Picard's responsibilities as captain are also markedly different from Kirk's because the writers decided that it was actually pretty stupid for the captain of the ship to be regularly endangering himself by always leading away teams on potentially hostile planets, so by the time TNG takes place, it's Star Fleet policy for the ship's first officer to lead away teams, while the captain stays behind on the ship. (Now I wonder which came first: The desire to have a more philosophical captain, with the change in Star Fleet policy as justification or the reasonable update in Star Fleet policy, which in turn led the writers to make the captain more philosophical?)
As his name would suggest, Captain Picard is supposed to be of French ancestry. However, the producers ended up casting English actor Patrick Stewart (and veteran of the Royal Shakespearean Company) in the role and the writers didn't really do much to make him seem French. (I think he said "merde," occasionally, and there were references to his family owning a vineyard, and maybe his brother had a French accent?)
Commander William T. Riker
Commander Riker is the first officer of the Enterprise. As such, he has inherited Captain Kirk's job of leading away teams, as well as a lot of Kirk's "girl in every port" personality. (However, having captain Kirk fall in love with you is often a death sentence, whereas Riker's affections seem to be less lethal.)

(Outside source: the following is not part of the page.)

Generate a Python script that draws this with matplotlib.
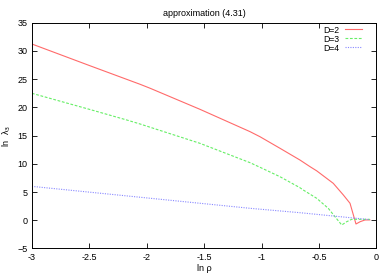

Anyway, Riker was intended to be the main (male) sex symbol of the show, but it turned out that the female viewership actually preferred Picard. (Let's see, a powerful Star Fleet captain who's also a cultured gentleman vs. an impulsive pretty boy who never seems to live up to his supposedly impressive reputation? No contest.*)
Lieutenant Commander Data
Every incarnation of Star Trek has one regular crew member who's really different from everyone else. The original series included crew members who were black, white, Asian, Russian, American, Scottish and . . . Vulcan. Star Trek: The Next Generation included crew members who were human, Klingon, (half) Beta-Zoid and . . . android.
Data is the creation of the brilliant cyberneticist Noonien Soong. He's not a mass-produced model; on the contrary, he's the only one of his kind (or almost). He is mathematically brilliant, but he lacks emotion and consequently has trouble understanding human nature.
As a character, Data is useful because he can drive the plot of an episode in a number of different ways. On a good day, he can provide comic relief as he tries to grasp social subtleties. On a bad day, his malfunctioning "positronic net" (= android brain) can provide a story conflict. (I wouldn't call Data a loose cannon, by any stretch, but there are a surprising number of plots that are driven by something going wrong with him. Or the holodeck. And then there's that episode where something goes wrong with both Data and the holodeck. Good times.) And on a really bad day, he can single-handedly save everyone with his special android powers.
Stay tuned for our next installment, where we discuss three more members of the crew (probably Troi, Worf, and Crusher).
_________________________
*This is, incidentally, also the problem with the film First Knight. I don't know any woman who would pick Richard Gere's Lancelot over Sean Connery's Arthur.
3 Comments:
Have you been following the regular AV Club reviews of ST:TNG? I don't have a link for them right now because I'm on the bus, but I'm sure you can find them. Since I never watched the series regularly, I haven't followed the analysis closely, but I imagine you'd find it interesting. Right now, they're still early in the painfully inconsistent first season.
This is making me gear up for a massive rewatch of TNG. I had started a year ago, when I realized Netflix On Demand has placed the entire show at my fingertips (well, mostly thumbs, since I access it via xBox).
I think Jason and I got through the first season, but it was painful. I haven't watched the show since it originally aired, so my abstract memory of the show did not fit the first season.
That being said, I'm SO ready to start in again. Plus, I'm going to have this maternity leave to contend with. I cut my sci fi teeth on TNG, and so shall my unborn.
(I've been making a lot of references to that episode where Troi gestates all within the span of the episode.)
Soren - I haven't, but I'll look into it. Thanks!
Sonya - I think that season 1 is pretty much universally acknowledged as the worst. Hopefully you find that the rest of the series has stood up over time a bit better!